Alito, one of the court’s most conservative members, said it would be hard to imagine before the pandemic that speeches and concerts would be off-limits and that churches would be empty on Easter and synagogues vacant on sacred holidays. The Supreme Court itself has been closed to the public since March, and the justices hold their meetings and hear oral arguments via teleconference.
And while he said he wasn’t being critical, he said the restrictions on public gatherings and worship services highlighted “trends that were already present before the virus struck,” which he identified as a “dominance of lawmaking by executive fiat” rather than by legislators.
Alito was in the minority this summer when the court in emergency orders upheld local officials who limited the size of in-person worship services in California and Nevada.

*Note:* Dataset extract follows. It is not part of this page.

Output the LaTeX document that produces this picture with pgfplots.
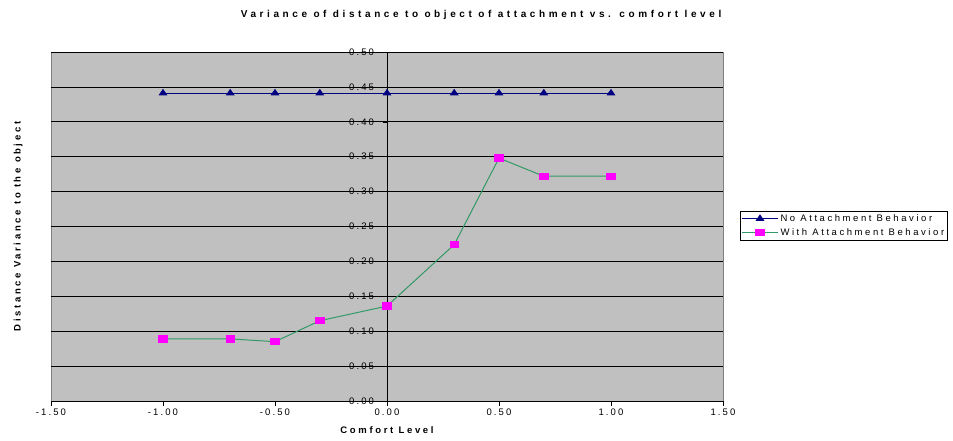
\documentclass[border=0pt]{standalone}
\usepackage{fontspec}
\setmainfont{Liberation Sans}
\newfontfamily\tickf{Liberation Sans}[LetterSpace=22]
\newfontfamily\titlef{Liberation Sans}[LetterSpace=36]
\newfontfamily\labf{Liberation Sans}[LetterSpace=28]
\newfontfamily\legf{Liberation Sans}[LetterSpace=27]
\usepackage{pgfplots}
\pgfplotsset{compat=1.18}
\definecolor{plotgray}{RGB}{192,192,192}
\definecolor{navyx}{RGB}{0,0,128}
\definecolor{seag}{RGB}{51,153,102}
\definecolor{magx}{RGB}{255,0,255}
\begin{document}
\begin{tikzpicture}
\path[use as bounding box] (-51pt,-39pt) rectangle (902pt,401pt);
\begin{axis}[
  scale only axis,
  width=672pt, height=349pt,
  xmin=-1.5, xmax=1.5, ymin=0, ymax=0.5,
  xtick={-1.5,-1,-0.5,0,0.5,1,1.5},
  ytick={0,0.05,...,0.5},
  axis x line=bottom, axis y line=middle,
  axis line style={-, black, line width=0.8pt},
  hide obscured x ticks=false, hide obscured y ticks=false,
  axis background/.style={fill=plotgray, draw=gray},
  ymajorgrids, major grid style={black, line width=0.7pt},
  tick style={black, line width=0.6pt},
  major tick length=4.5pt,
  xtick align=outside, ytick align=outside,
  /pgf/number format/assume math mode=true,
  xticklabel style={/pgf/number format/.cd, fixed, fixed zerofill, precision=2},
  yticklabel style={/pgf/number format/.cd, fixed, fixed zerofill, precision=2, /tikz/xshift=-5pt},
  ticklabel style={font=\tickf\fontsize{9.5}{11}\selectfont},
  xlabel={Comfort Level},
  ylabel={Distance Variance to the object},
  every axis x label/.style={at={(rel axis cs:0.5,0)}, anchor=center, yshift=-29pt, font=\labf\fontsize{9.5}{11}\selectfont\bfseries},
  every axis y label/.style={at={(rel axis cs:-0.049,0.5)}, anchor=center, rotate=90, font=\labf\fontsize{9.5}{11}\selectfont\bfseries},
  legend style={at={(rel axis cs:1.025,0.545)}, anchor=north west, draw=black, fill=white, font=\legf\fontsize{9.5}{11}\selectfont, inner sep=1.5pt, row sep=1.5pt, cells={anchor=west}},
  legend image code/.code={\draw[#1] (0cm,0cm) -- (36pt,0cm); \draw[#1, only marks] plot coordinates {(18pt,0cm)};},
  clip=false,
]
\addplot[navyx, line width=0.9pt, mark=triangle*, mark size=4.2pt, mark options={navyx, solid, yscale=0.85}] coordinates {
(-1.0,0.441) (-0.7,0.441) (-0.5,0.441) (-0.3,0.441) (0.0,0.441) (0.3,0.441) (0.5,0.441) (0.7,0.441) (1.0,0.441)};
\addlegendentry{No Attachment Behavior}
\addplot[seag, line width=1pt, mark=square*, mark size=4.2pt, mark options={magx, draw=magx, solid, yscale=0.75}] coordinates {
(-1.0,0.089) (-0.7,0.089) (-0.5,0.085) (-0.3,0.115) (0.0,0.136) (0.3,0.224) (0.5,0.348) (0.7,0.322) (1.0,0.322)};
\addlegendentry{With Attachment Behavior}
\node[font=\titlef\fontsize{10}{12}\selectfont\bfseries, anchor=center] at ([yshift=37pt]rel axis cs:0.64,1) {Variance of distance to object of attachment vs. comfort level};
\end{axis}
\end{tikzpicture}
\end{document}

He was particularly aggrieved that the governor in Nevada limited church attendance while allowing casinos to reopen at 50 percent capacity and called for visitors to return to the state. The 51st person in line for a church service was out of luck, Alito said: “Forget about worship, and head for the slot machine or maybe a Cirque du Soleil show.”
Alito’s blunt words are likely to reignite questions about how far Supreme Court justices should go in speeches. The court has a 6 to 3 majority with President Trump’s three nominees, but Alito sounded as if conservatives were outnumbered on the court and in society.
He worried about religious liberty becoming a second-class right — although religious conservatives won all three of their cases at the court last year — and that the Second Amendment was not respected. He repeated his criticism of the court’s decision in Obergefell v. Hodges that granted same-sex couples the right to marry. He told those watching that he predicted at the time that those who continued to hold to the notion that marriage is only between a man and a woman would be seen as bigots. “That is just what is coming to pass,” he said.